__Challenge__:
Copy out the whole listing exactly as written, leaving the pictures behind.

__Data extract__:
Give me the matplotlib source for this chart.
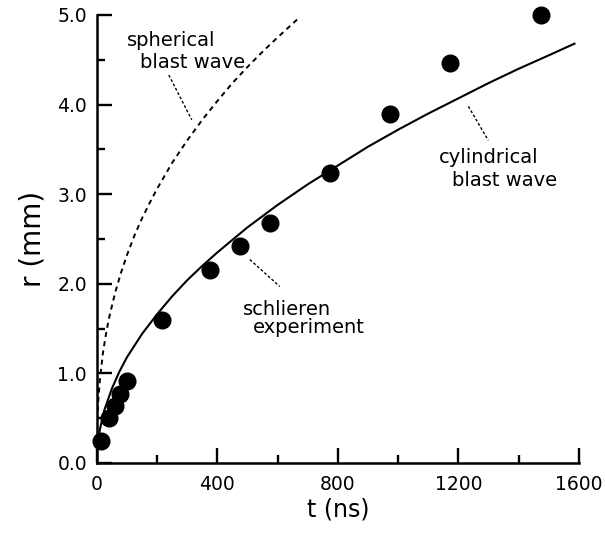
import numpy as np
import matplotlib.pyplot as plt

plt.rcParams['font.family'] = ['DejaVu Sans']

# schlieren experiment points (t in ns, r in mm)
t_exp = [15, 41, 60, 76, 99, 218, 375, 475, 574, 774, 973, 1172, 1473]
r_exp = [0.25, 0.50, 0.64, 0.77, 0.92, 1.60, 2.15, 2.42, 2.68, 3.24, 3.90, 4.46, 5.00]

# cylindrical blast wave curve
t_cyl = [3, 10, 25, 50, 75, 100, 150, 200, 250, 300, 350, 400, 450, 500, 600, 700, 800,
         900, 1000, 1100, 1200, 1300, 1400, 1500, 1585]
r_cyl = [0.20, 0.37, 0.59, 0.83, 1.02, 1.18, 1.44, 1.66, 1.86, 2.04, 2.20, 2.35, 2.49,
         2.63, 2.88, 3.11, 3.32, 3.53, 3.72, 3.90, 4.07, 4.24, 4.40, 4.55, 4.68]

# spherical blast wave curve
t_sph = [1, 2, 5, 10, 20, 30, 40, 60, 80, 100, 125, 150, 175, 200, 250, 300, 350, 400,
         450, 500, 550, 600, 665]
r_sph = [0.37, 0.49, 0.70, 0.92, 1.22, 1.43, 1.61, 1.89, 2.12, 2.32, 2.54, 2.73, 2.90,
         3.06, 3.35, 3.60, 3.83, 4.04, 4.24, 4.42, 4.59, 4.75, 4.95]

x_ticks = [0, 400, 800, 1200, 1600]
y_ticks = [0.0, 1.0, 2.0, 3.0, 4.0, 5.0]

fig = plt.figure(figsize=(6.05, 5.35), dpi=100)
ax = fig.add_axes([0.160, 0.1346, 0.797, 0.8374])

ax.plot(t_sph, r_sph, color='black', lw=1.4, linestyle=(0, (2.6, 2.2)))
ax.plot(t_cyl, r_cyl, color='black', lw=1.5)
ax.plot(t_exp, r_exp, 'o', color='black', ms=12, clip_on=False, zorder=5)

# leader lines
ax.plot([239, 315], [4.33, 3.83], color='black', lw=1.0, linestyle=(0, (2, 1.5)))
ax.plot([1233, 1299], [3.98, 3.60], color='black', lw=1.0, linestyle=(0, (2, 1.5)))
ax.plot([508, 607], [2.27, 1.97], color='black', lw=1.0, linestyle=(0, (2, 1.5)))

fs = 14
ax.text(100, 4.65, 'spherical', fontsize=fs, ha='left', va='baseline')
ax.text(145, 4.41, 'blast wave', fontsize=fs, ha='left', va='baseline')
ax.text(484, 1.65, 'schlieren', fontsize=fs, ha='left', va='baseline')
ax.text(517, 1.45, 'experiment', fontsize=fs, ha='left', va='baseline')
ax.text(1136, 3.35, 'cylindrical', fontsize=fs, ha='left', va='baseline')
ax.text(1178, 3.09, 'blast wave', fontsize=fs, ha='left', va='baseline')

ax.set_xlim(0, 1600)
ax.set_ylim(0, 5.0)
ax.set_xticks(x_ticks)
ax.set_xticks([200, 600, 1000, 1400], minor=True)
ax.set_yticks(y_ticks)
ax.set_yticks([0.5, 1.5, 2.5, 3.5, 4.5], minor=True)
ax.set_yticklabels([f'{v:.1f}' for v in y_ticks])

for s in ['top', 'right']:
    ax.spines[s].set_visible(False)
for s in ['left', 'bottom']:
    ax.spines[s].set_linewidth(1.8)

ax.tick_params(which='major', direction='in', length=11, width=1.7, labelsize=13.5)
ax.tick_params(which='minor', direction='in', length=6, width=1.7)
ax.tick_params(axis='x', which='major', pad=9)
ax.tick_params(axis='y', which='major', pad=7)

ax.set_xlabel('t (ns)', fontsize=17, labelpad=2)
ax.set_ylabel('r (mm)', fontsize=20, labelpad=8)

fig.savefig('out.png', dpi=100)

__Response__:
Give me the matplotlib source for this chart.
import numpy as np
import matplotlib.pyplot as plt

plt.rcParams['font.family'] = ['DejaVu Sans']

# schlieren experiment points (t in ns, r in mm)
t_exp = [15, 41, 60, 76, 99, 218, 375, 475, 574, 774, 973, 1172, 1473]
r_exp = [0.25, 0.50, 0.64, 0.77, 0.92, 1.60, 2.15, 2.42, 2.68, 3.24, 3.90, 4.46, 5.00]

# cylindrical blast wave curve
t_cyl = [3, 10, 25, 50, 75, 100, 150, 200, 250, 300, 350, 400, 450, 500, 600, 700, 800,
         900, 1000, 1100, 1200, 1300, 1400, 1500, 1585]
r_cyl = [0.20, 0.37, 0.59, 0.83, 1.02, 1.18, 1.44, 1.66, 1.86, 2.04, 2.20, 2.35, 2.49,
         2.63, 2.88, 3.11, 3.32, 3.53, 3.72, 3.90, 4.07, 4.24, 4.40, 4.55, 4.68]

# spherical blast wave curve
t_sph = [1, 2, 5, 10, 20, 30, 40, 60, 80, 100, 125, 150, 175, 200, 250, 300, 350, 400,
         450, 500, 550, 600, 665]
r_sph = [0.37, 0.49, 0.70, 0.92, 1.22, 1.43, 1.61, 1.89, 2.12, 2.32, 2.54, 2.73, 2.90,
         3.06, 3.35, 3.60, 3.83, 4.04, 4.24, 4.42, 4.59, 4.75, 4.95]

x_ticks = [0, 400, 800, 1200, 1600]
y_ticks = [0.0, 1.0, 2.0, 3.0, 4.0, 5.0]

fig = plt.figure(figsize=(6.05, 5.35), dpi=100)
ax = fig.add_axes([0.160, 0.1346, 0.797, 0.8374])

ax.plot(t_sph, r_sph, color='black', lw=1.4, linestyle=(0, (2.6, 2.2)))
ax.plot(t_cyl, r_cyl, color='black', lw=1.5)
ax.plot(t_exp, r_exp, 'o', color='black', ms=12, clip_on=False, zorder=5)

# leader lines
ax.plot([239, 315], [4.33, 3.83], color='black', lw=1.0, linestyle=(0, (2, 1.5)))
ax.plot([1233, 1299], [3.98, 3.60], color='black', lw=1.0, linestyle=(0, (2, 1.5)))
ax.plot([508, 607], [2.27, 1.97], color='black', lw=1.0, linestyle=(0, (2, 1.5)))

fs = 14
ax.text(100, 4.65, 'spherical', fontsize=fs, ha='left', va='baseline')
ax.text(145, 4.41, 'blast wave', fontsize=fs, ha='left', va='baseline')
ax.text(484, 1.65, 'schlieren', fontsize=fs, ha='left', va='baseline')
ax.text(517, 1.45, 'experiment', fontsize=fs, ha='left', va='baseline')
ax.text(1136, 3.35, 'cylindrical', fontsize=fs, ha='left', va='baseline')
ax.text(1178, 3.09, 'blast wave', fontsize=fs, ha='left', va='baseline')

ax.set_xlim(0, 1600)
ax.set_ylim(0, 5.0)
ax.set_xticks(x_ticks)
ax.set_xticks([200, 600, 1000, 1400], minor=True)
ax.set_yticks(y_ticks)
ax.set_yticks([0.5, 1.5, 2.5, 3.5, 4.5], minor=True)
ax.set_yticklabels([f'{v:.1f}' for v in y_ticks])

for s in ['top', 'right']:
    ax.spines[s].set_visible(False)
for s in ['left', 'bottom']:
    ax.spines[s].set_linewidth(1.8)

ax.tick_params(which='major', direction='in', length=11, width=1.7, labelsize=13.5)
ax.tick_params(which='minor', direction='in', length=6, width=1.7)
ax.tick_params(axis='x', which='major', pad=9)
ax.tick_params(axis='y', which='major', pad=7)

ax.set_xlabel('t (ns)', fontsize=17, labelpad=2)
ax.set_ylabel('r (mm)', fontsize=20, labelpad=8)

fig.savefig('out.png', dpi=100)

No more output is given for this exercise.